Input:
begin

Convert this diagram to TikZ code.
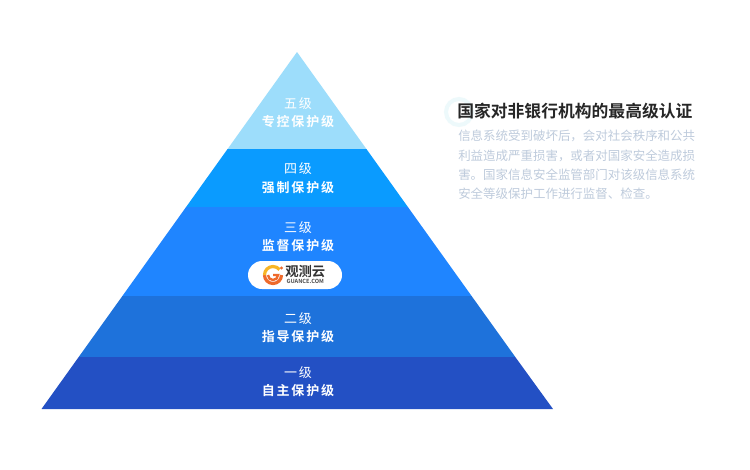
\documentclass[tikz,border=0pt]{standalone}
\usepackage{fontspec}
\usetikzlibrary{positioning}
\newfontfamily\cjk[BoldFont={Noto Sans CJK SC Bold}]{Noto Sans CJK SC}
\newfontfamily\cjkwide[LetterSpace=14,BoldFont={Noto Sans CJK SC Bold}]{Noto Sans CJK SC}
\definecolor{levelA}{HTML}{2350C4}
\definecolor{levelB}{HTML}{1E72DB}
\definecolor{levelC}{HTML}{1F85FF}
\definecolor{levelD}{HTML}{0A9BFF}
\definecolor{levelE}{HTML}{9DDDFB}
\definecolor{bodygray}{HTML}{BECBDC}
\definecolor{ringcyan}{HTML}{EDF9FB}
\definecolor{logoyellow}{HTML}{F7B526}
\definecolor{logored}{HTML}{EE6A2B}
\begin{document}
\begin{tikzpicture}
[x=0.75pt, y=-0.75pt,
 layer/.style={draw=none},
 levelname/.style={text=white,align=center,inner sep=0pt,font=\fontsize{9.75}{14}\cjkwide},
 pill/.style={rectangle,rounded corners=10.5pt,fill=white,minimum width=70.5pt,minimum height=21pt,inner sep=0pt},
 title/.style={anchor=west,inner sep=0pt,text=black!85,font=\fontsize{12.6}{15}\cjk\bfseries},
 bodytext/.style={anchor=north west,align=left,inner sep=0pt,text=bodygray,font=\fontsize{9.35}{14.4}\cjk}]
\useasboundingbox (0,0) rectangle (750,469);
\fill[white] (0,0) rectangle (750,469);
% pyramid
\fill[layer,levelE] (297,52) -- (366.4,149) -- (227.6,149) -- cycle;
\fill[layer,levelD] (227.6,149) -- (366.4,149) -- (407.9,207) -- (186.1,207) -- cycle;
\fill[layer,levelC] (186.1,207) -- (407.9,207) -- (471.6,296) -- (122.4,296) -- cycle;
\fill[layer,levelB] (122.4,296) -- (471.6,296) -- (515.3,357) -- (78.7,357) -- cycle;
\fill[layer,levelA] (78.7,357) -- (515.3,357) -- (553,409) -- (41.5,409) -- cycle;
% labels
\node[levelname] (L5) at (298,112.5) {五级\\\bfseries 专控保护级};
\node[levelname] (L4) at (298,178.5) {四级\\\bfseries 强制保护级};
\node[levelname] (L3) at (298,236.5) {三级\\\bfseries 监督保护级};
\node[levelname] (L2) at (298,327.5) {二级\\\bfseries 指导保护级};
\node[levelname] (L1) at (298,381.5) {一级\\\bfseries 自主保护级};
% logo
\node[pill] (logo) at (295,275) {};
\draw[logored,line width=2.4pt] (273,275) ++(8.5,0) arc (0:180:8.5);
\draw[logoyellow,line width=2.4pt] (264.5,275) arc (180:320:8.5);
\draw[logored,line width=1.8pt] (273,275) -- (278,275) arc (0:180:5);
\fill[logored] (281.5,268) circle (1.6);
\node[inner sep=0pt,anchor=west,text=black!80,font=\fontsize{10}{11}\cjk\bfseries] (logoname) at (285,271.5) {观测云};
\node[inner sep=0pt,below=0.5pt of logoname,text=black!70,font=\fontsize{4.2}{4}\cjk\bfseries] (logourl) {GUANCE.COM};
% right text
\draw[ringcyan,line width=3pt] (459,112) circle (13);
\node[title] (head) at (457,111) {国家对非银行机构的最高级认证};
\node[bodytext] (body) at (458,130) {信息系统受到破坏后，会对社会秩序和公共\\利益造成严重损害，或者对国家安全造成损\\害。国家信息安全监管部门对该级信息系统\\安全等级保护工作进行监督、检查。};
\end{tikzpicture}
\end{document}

end
begin

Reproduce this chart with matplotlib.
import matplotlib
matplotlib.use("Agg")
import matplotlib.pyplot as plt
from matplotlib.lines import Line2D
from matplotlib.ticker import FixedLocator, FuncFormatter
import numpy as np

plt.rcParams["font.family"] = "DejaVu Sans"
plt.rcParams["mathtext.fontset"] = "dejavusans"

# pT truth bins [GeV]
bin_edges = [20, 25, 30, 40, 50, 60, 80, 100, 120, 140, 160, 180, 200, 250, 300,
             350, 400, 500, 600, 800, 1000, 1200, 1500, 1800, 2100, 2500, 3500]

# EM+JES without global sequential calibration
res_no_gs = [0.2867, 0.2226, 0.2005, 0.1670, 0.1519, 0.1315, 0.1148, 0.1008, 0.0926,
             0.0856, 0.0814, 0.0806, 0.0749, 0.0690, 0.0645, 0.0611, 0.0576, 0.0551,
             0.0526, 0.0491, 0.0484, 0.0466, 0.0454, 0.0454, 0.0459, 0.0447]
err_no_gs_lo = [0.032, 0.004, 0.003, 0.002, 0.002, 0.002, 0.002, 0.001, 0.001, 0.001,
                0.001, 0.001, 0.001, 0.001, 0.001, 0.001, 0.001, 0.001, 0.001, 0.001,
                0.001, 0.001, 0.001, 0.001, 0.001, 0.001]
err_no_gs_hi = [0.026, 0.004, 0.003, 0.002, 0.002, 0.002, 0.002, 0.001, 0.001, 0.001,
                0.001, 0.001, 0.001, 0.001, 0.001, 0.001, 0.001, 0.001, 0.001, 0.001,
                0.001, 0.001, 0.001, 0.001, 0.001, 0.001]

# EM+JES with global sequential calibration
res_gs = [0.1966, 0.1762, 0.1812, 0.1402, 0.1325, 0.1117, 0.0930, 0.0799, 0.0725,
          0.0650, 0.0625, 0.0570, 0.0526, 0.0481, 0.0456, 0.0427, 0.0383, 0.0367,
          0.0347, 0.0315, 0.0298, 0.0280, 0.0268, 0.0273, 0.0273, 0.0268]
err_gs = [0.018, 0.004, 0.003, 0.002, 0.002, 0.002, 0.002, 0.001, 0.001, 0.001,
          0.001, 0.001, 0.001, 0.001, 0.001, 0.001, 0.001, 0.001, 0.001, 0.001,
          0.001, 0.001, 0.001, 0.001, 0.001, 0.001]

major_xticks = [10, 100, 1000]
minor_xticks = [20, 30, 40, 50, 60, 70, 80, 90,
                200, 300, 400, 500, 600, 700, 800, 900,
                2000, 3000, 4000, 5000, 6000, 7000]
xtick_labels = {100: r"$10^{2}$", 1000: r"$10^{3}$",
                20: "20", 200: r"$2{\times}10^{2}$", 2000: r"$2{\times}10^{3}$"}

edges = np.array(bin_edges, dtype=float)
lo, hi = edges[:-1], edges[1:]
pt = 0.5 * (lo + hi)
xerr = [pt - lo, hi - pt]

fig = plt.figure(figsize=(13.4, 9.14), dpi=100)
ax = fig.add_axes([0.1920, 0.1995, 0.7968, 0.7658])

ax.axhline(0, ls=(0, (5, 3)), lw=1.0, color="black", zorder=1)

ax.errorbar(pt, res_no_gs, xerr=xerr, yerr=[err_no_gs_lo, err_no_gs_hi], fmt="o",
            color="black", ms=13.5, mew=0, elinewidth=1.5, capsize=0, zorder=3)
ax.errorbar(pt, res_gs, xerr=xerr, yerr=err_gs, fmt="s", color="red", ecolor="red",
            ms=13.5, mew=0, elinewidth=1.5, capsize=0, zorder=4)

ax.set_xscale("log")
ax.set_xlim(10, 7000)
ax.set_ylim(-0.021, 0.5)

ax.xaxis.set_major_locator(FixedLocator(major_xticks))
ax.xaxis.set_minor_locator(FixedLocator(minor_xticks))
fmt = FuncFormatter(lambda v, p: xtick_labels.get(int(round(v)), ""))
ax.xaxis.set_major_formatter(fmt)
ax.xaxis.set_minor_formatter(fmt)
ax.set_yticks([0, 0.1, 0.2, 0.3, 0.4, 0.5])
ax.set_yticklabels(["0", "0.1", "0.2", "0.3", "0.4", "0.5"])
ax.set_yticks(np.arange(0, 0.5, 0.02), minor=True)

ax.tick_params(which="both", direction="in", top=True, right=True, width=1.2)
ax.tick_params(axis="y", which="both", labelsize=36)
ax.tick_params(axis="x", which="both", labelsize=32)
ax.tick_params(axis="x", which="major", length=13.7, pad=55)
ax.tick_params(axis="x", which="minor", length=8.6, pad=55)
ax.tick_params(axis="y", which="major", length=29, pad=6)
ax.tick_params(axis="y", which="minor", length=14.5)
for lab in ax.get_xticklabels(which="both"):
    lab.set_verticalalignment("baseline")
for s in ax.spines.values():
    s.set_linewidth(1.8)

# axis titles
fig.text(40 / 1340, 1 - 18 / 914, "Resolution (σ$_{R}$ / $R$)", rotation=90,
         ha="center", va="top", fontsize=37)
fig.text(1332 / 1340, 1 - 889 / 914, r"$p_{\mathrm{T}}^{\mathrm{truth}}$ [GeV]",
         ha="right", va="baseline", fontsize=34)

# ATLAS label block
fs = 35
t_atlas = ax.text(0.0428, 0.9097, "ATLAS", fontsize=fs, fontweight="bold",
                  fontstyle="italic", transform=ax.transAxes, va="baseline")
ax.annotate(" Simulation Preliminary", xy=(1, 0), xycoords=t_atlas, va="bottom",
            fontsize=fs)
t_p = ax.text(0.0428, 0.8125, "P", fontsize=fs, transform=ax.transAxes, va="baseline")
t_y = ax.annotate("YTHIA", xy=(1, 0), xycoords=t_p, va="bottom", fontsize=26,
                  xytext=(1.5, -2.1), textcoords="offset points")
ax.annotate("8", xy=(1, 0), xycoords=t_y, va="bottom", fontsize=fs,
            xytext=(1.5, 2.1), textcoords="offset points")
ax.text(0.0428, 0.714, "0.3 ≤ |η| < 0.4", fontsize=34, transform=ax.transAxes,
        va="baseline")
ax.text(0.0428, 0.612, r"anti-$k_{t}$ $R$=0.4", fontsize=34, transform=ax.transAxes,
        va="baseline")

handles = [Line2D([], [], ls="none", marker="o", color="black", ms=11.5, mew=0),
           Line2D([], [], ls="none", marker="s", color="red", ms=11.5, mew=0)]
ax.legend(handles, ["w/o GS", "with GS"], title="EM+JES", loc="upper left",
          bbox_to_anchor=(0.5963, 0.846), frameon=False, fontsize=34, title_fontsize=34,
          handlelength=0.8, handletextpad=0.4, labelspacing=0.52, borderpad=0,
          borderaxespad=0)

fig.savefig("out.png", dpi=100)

end
begin

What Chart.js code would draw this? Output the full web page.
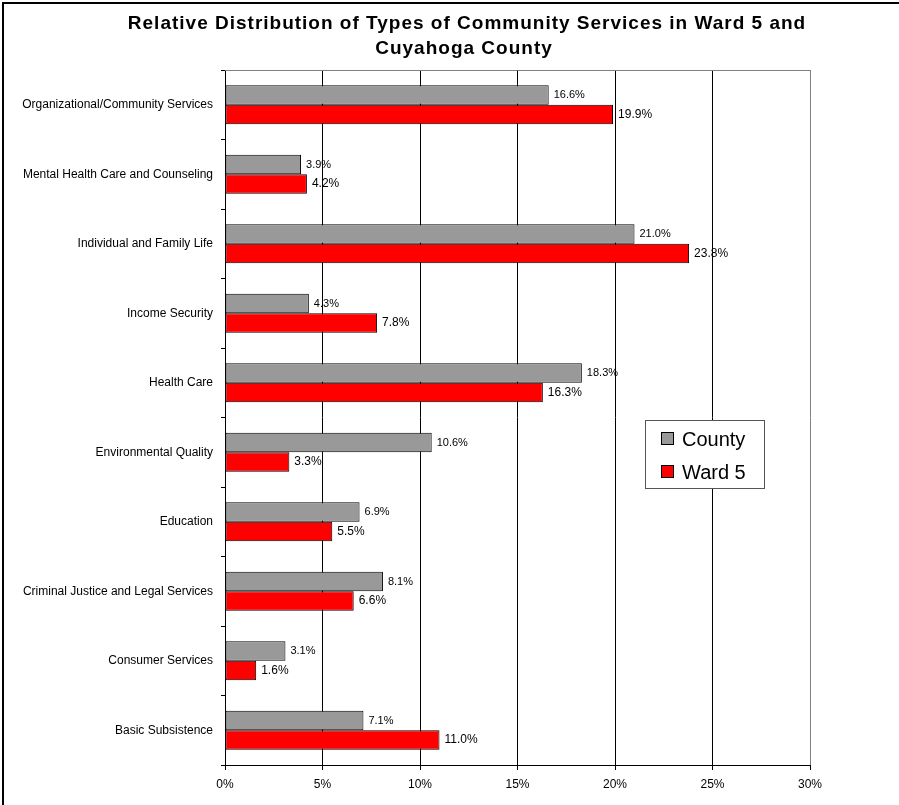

end

Request: Exactly and only the lines from the line that contains "Reproduce this chart with matplotlib." through the line that contains "2100, 2500, 3500]" are to be repeated as they stand.

Right answer:
Reproduce this chart with matplotlib.
import matplotlib
matplotlib.use("Agg")
import matplotlib.pyplot as plt
from matplotlib.lines import Line2D
from matplotlib.ticker import FixedLocator, FuncFormatter
import numpy as np

plt.rcParams["font.family"] = "DejaVu Sans"
plt.rcParams["mathtext.fontset"] = "dejavusans"

# pT truth bins [GeV]
bin_edges = [20, 25, 30, 40, 50, 60, 80, 100, 120, 140, 160, 180, 200, 250, 300,
             350, 400, 500, 600, 800, 1000, 1200, 1500, 1800, 2100, 2500, 3500]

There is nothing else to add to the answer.